Records with drawing code:
┌──
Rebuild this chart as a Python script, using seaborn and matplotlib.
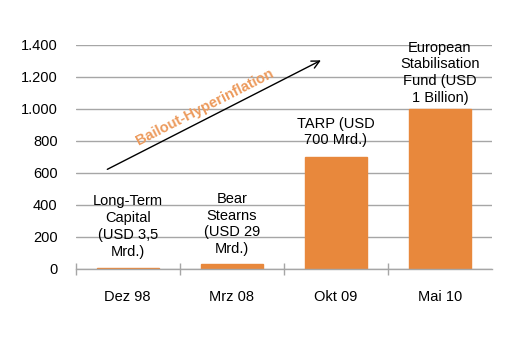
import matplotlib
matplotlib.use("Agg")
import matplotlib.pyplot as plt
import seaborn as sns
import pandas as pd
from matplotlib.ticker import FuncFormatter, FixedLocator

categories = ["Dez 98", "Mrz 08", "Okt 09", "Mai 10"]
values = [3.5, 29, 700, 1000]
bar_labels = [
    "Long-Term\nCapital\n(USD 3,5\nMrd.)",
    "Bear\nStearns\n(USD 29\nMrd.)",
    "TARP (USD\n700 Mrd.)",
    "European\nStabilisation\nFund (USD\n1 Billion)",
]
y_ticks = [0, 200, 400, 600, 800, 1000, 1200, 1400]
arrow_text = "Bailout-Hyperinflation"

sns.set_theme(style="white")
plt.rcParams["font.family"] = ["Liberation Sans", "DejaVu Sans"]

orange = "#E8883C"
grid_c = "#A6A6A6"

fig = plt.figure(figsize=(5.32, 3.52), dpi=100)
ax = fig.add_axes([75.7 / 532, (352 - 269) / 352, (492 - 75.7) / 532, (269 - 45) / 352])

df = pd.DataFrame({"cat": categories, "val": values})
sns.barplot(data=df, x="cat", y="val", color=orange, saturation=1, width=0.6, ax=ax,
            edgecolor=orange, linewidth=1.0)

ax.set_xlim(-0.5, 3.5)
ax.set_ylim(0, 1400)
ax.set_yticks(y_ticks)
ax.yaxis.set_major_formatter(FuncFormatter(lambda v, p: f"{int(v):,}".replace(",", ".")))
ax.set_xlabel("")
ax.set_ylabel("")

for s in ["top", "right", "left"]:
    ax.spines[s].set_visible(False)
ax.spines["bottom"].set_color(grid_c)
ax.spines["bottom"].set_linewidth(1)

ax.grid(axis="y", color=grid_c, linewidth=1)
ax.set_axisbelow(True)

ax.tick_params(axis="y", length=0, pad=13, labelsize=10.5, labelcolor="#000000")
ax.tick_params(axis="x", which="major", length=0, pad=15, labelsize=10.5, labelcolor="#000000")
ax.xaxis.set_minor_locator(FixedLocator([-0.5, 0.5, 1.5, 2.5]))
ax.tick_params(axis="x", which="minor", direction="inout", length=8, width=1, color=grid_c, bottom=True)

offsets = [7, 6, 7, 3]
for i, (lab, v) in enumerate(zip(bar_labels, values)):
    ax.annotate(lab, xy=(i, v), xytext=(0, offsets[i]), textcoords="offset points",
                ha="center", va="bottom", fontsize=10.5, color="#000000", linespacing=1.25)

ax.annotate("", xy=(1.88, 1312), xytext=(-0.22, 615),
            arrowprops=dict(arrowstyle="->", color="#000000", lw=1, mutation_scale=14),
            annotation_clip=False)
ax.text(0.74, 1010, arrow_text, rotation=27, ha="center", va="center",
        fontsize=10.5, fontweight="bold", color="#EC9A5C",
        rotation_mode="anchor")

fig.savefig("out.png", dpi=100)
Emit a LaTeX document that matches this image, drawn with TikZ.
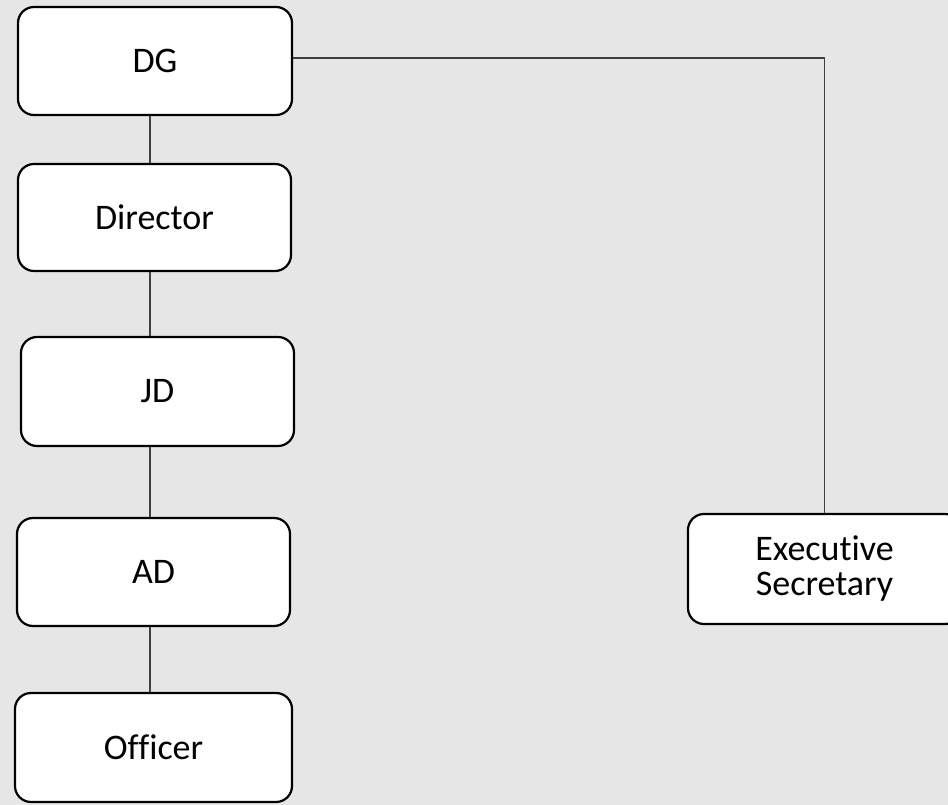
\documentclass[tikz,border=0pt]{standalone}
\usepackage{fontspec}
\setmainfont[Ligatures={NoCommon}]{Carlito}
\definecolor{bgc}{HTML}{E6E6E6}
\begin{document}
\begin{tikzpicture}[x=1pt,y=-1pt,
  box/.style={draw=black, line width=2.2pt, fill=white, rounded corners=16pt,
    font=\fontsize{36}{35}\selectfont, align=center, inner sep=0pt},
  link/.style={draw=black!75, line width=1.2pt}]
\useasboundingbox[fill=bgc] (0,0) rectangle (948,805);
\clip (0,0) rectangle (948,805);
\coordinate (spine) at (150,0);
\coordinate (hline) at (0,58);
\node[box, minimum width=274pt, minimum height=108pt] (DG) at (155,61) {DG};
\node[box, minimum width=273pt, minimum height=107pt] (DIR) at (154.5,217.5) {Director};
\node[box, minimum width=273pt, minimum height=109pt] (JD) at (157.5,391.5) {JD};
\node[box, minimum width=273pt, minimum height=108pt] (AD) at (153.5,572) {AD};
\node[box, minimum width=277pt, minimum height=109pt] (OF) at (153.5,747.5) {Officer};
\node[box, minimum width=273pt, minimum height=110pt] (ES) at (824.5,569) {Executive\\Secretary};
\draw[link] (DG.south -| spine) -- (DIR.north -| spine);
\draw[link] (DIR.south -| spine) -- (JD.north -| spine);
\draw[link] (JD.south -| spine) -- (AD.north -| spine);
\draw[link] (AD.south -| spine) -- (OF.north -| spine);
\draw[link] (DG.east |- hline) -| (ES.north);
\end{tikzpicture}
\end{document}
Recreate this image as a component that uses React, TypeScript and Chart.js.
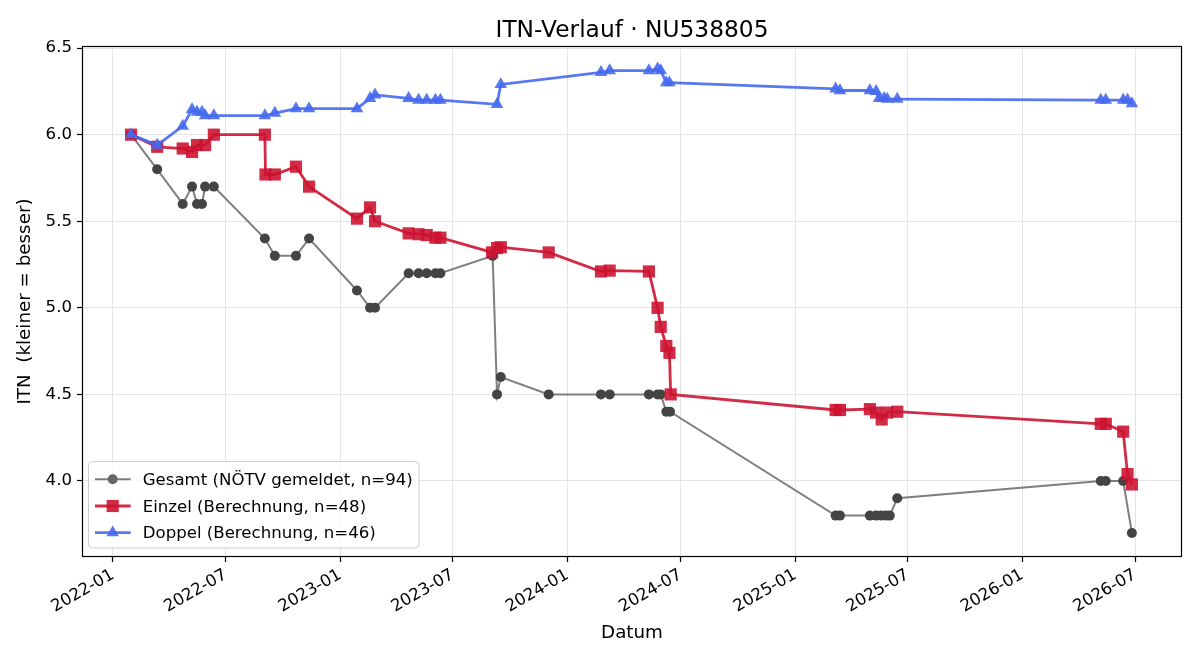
└──
* WORK INSTRUCTIONS
Extract all lines of the records above that include "matplotlib".

* RESPONSE TO THIS EXERCISE
Rebuild this chart as a Python script, using seaborn and matplotlib.
import matplotlib
matplotlib.use("Agg")
import matplotlib.pyplot as plt
from matplotlib.ticker import FuncFormatter, FixedLocator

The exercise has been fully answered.